Thursday, October 20, 2005

Underpinings

::mood.::floundering::
::music::End of October from the album "The Lime CD" by The David Crowder Band::


Do you ever have the feeling, albeit misleading, that everything is just fine. That, as it is, you need nothing more to feel good about yourself and about life? You say to yourself, "I am happy with my life right now." And the wise person also goes on with his statement, "I realize this is all an illusion, so I will focus on God and really strive to have Him as the center of my life, not all this stuff that makes me feel good right now."


Wow!!! does that make you feel even better! Not only do you feel good, but you have risen above your circumstances, regardless of whether they're bad or not, and you have found your happiness and joy in something outside the material present.


Then, about that time, is when something happens. Something personal, something material, something emotional, something expected, or not, something tragic, or trivial. Regardless of what it is, what it does is of more importance. This something tears away one of these sources of our good feeling, just as a flood washes away the stilt of a rainforest dwelling.

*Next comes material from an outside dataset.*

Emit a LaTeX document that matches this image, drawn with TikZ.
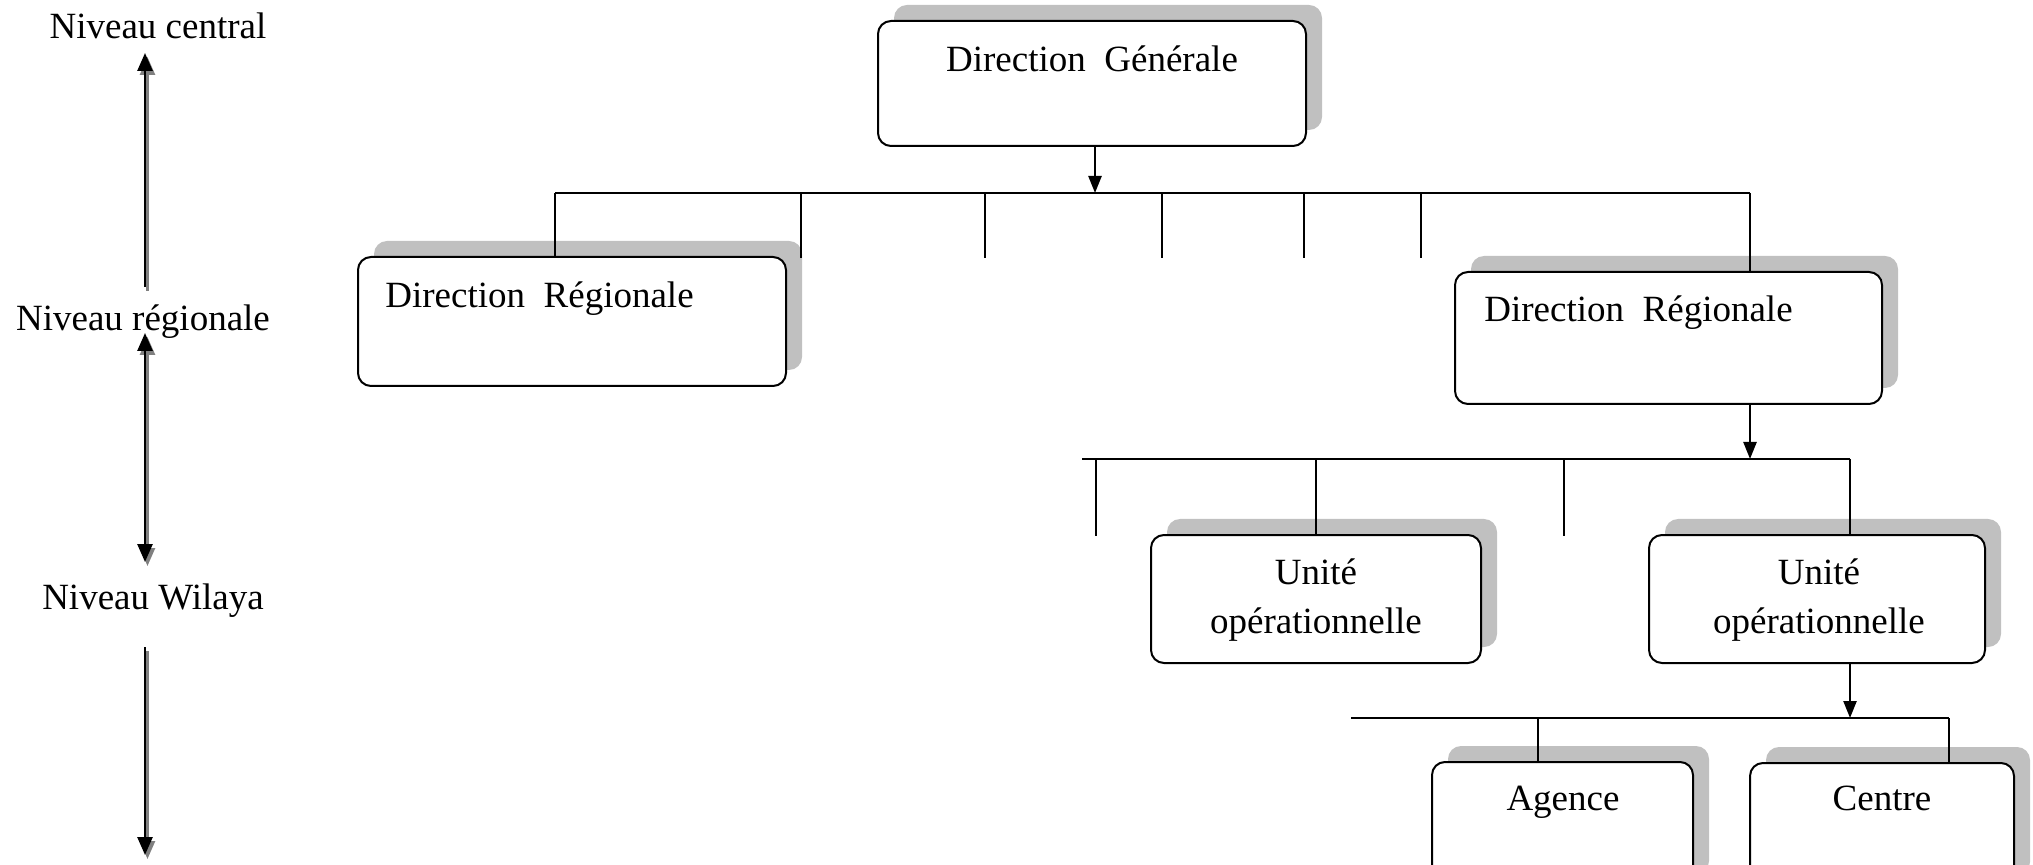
\documentclass[tikz,border=0pt]{standalone}
\usepackage{fontspec}
\setmainfont{Liberation Serif}
\usetikzlibrary{arrows.meta,shadows}
\definecolor{shadowgray}{RGB}{192,192,192}
\begin{document}
\begin{tikzpicture}[x=0.5pt,y=-0.5pt,
  >={Triangle[length=9pt,width=7.5pt]},
  orgbox/.style={draw=black, line width=1pt, rounded corners=6.5pt, fill=white,
    inner sep=0pt, general shadow={fill=shadowgray, shadow xshift=8pt, shadow yshift=8pt}},
  lbl/.style={font=\fontsize{18.5}{24.5}\selectfont, inner sep=0pt},
  link/.style={line width=0.8pt},
  arr/.style={line width=1.2pt, -{Triangle[length=8.5pt,width=6.5pt]}},
  lvlline/.style={line width=1.3pt},
  lvlshade/.style={line width=1.3pt, draw=gray, fill=gray,
    transform canvas={xshift=1.25pt, yshift=-2pt}}]
\useasboundingbox (0,0) rectangle (2033,865);
\clip (0,0) rectangle (2033,865);

% ---- boxes of the organisation chart ----
\node[orgbox, minimum width=214pt,   minimum height=62.5pt] (dg)  at (1092,83.5)  {};
\node[orgbox, minimum width=214pt,   minimum height=64.5pt] (dr1) at (572,321.5)  {};
\node[orgbox, minimum width=213.5pt, minimum height=66pt]   (dr2) at (1668.5,338) {};
\node[orgbox, minimum width=165pt,   minimum height=64pt]   (u1)  at (1316,599)   {};
\node[orgbox, minimum width=168pt,   minimum height=64pt]   (u2)  at (1817,599)   {};
\node[orgbox, minimum width=130.5pt, minimum height=64pt]   (ag)  at (1562.5,826) {};
\node[orgbox, minimum width=132pt,   minimum height=64pt]   (ce)  at (1882,827)   {};

% ---- box texts ----
\node[lbl, anchor=base]      (tdg)  at (1092,72)  {Direction\ \ Générale};
\node[lbl, anchor=base west] (tdr1) at (385,308)  {Direction\ \ Régionale};
\node[lbl, anchor=base west] (tdr2) at (1484,322) {Direction\ \ Régionale};
\node[lbl, anchor=base, align=center] (tu1) at (1316,633) {Unité\\opérationnelle};
\node[lbl, anchor=base, align=center] (tu2) at (1819,633) {Unité\\opérationnelle};
\node[lbl, anchor=base] (tag) at (1563,810) {Agence};
\node[lbl, anchor=base] (tce) at (1882,810) {Centre};

% ---- first level bus ----
\coordinate (b1L) at (555,193);
\coordinate (b1R) at (1750,193);
\coordinate (b1a) at (1095,193);
\draw[link] (b1L) -- (b1R);
\draw[arr] (dg.south -| b1a) -- (b1a);
\draw[link] (b1L) -- (dr1.north -| b1L);
\draw[link] (b1R) -- (dr2.north -| b1R);
\foreach \x in {801,985,1162,1304,1421}
  \draw[link] (\x,193) -- (\x,258);

% ---- second level bus ----
\coordinate (b2L) at (1082,459);
\coordinate (b2R) at (1850,459);
\coordinate (b2a) at (1750,459);
\coordinate (b2u) at (1316,459);
\draw[link] (b2L) -- (b2R);
\draw[arr] (dr2.south -| b2a) -- (b2a);
\draw[link] (b2u) -- (u1.north);
\draw[link] (b2R) -- (u2.north -| b2R);
\foreach \x in {1096,1564}
  \draw[link] (\x,459) -- (\x,536);

% ---- third level bus ----
\coordinate (b3L) at (1351,718);
\coordinate (b3R) at (1949,718);
\coordinate (b3a) at (1850,718);
\coordinate (b3g) at (1538,718);
\draw[link] (b3L) -- (b3R);
\draw[arr] (u2.south -| b3a) -- (b3a);
\draw[link] (b3g) -- (ag.north -| b3g);
\draw[link] (b3R) -- (ce.north -| b3R);

% ---- level scale on the left ----
\node[lbl, anchor=base] (lc) at (158,39)  {Niveau central};
\node[lbl, anchor=base] (lr) at (143,331) {Niveau régionale};
\node[lbl, anchor=base] (lw) at (153,609) {Niveau Wilaya};

\coordinate (a1t) at (145,53);  \coordinate (a1b) at (145,287);
\coordinate (a2t) at (145,333); \coordinate (a2b) at (145,562);
\coordinate (a3t) at (145,647); \coordinate (a3b) at (145,855);

% grey shading under the level arrows
\draw[lvlshade, ->] (a1b) -- (a1t);
\draw[lvlshade, <->] (a2t) -- (a2b);
\draw[lvlshade, ->] (a3t) -- (a3b);
% the level arrows
\draw[lvlline, ->] (a1b) -- (a1t);
\draw[lvlline, <->] (a2t) -- (a2b);
\draw[lvlline, ->] (a3t) -- (a3b);
\end{tikzpicture}
\end{document}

It removes one of our underpinnings of purpose, takes away a little bit of what we were living for.


It is then that we are faced with the dilemma. The realization of the dilemma may take time to impress itself upon us. But come it will. The dilemma is this: "I told myself one thing; that my happiness and fulfillment were coming from XYZ. But now I feel the effects of another; namely that my sudden lack of a sense of purpose indicates that it's source was not what I thought it was."


Enter Recalibration Phase One. Yes, as drastic as it may seem, you must face this dilemma with a change of your paradigm; with a realization that your derived sense of worth came from something other than that which you meant it to, that now you are in a state of unhappiness, and that this is not something bad. Rather that is is just a prompting to get recalibrated so that you are deriving this purpose, this sense of happiness, this joy, this direction of focus from the correct source.


With the proper attitude, resilience, and dedication to truth, this recalibration takes only a short time. The trial itself may take it's sweet time. But the joy returns. And once again, you find yourself rising above the circumstances.


But then something really funny happens. Only, not so funny, not so ironic, not so puzzling, as it is devastating.


Yes, you guessed it: yet another underpinning of this happiness gets knocked out from beneath your very feet. "GOOD LORD, HOW MUCH MORE OF THIS CAN I TAKE?!?" seems to be the instinctive cry of the heart at this point. You thought you had it all together. Then you were proved wrong, and you put it back together again so that you were sure it was right this time. But no, the long series of recalibration phases is only starting.


If all I do is jump from one superficial stimulus to another, from one sinking piece of wreckage to another...I'll never really get to the point where I really, truly find my fulfillment in HIM. Maybe that's why He has me where I am. Perhaps my focus has been on building my house on enough stilts that a few can go down and I won't have to worry. Maybe God really wants me to trust him in faith that He is enough to keep this house safe from the storm of life. I really want to believe that. And I do. But do I live it? Do you?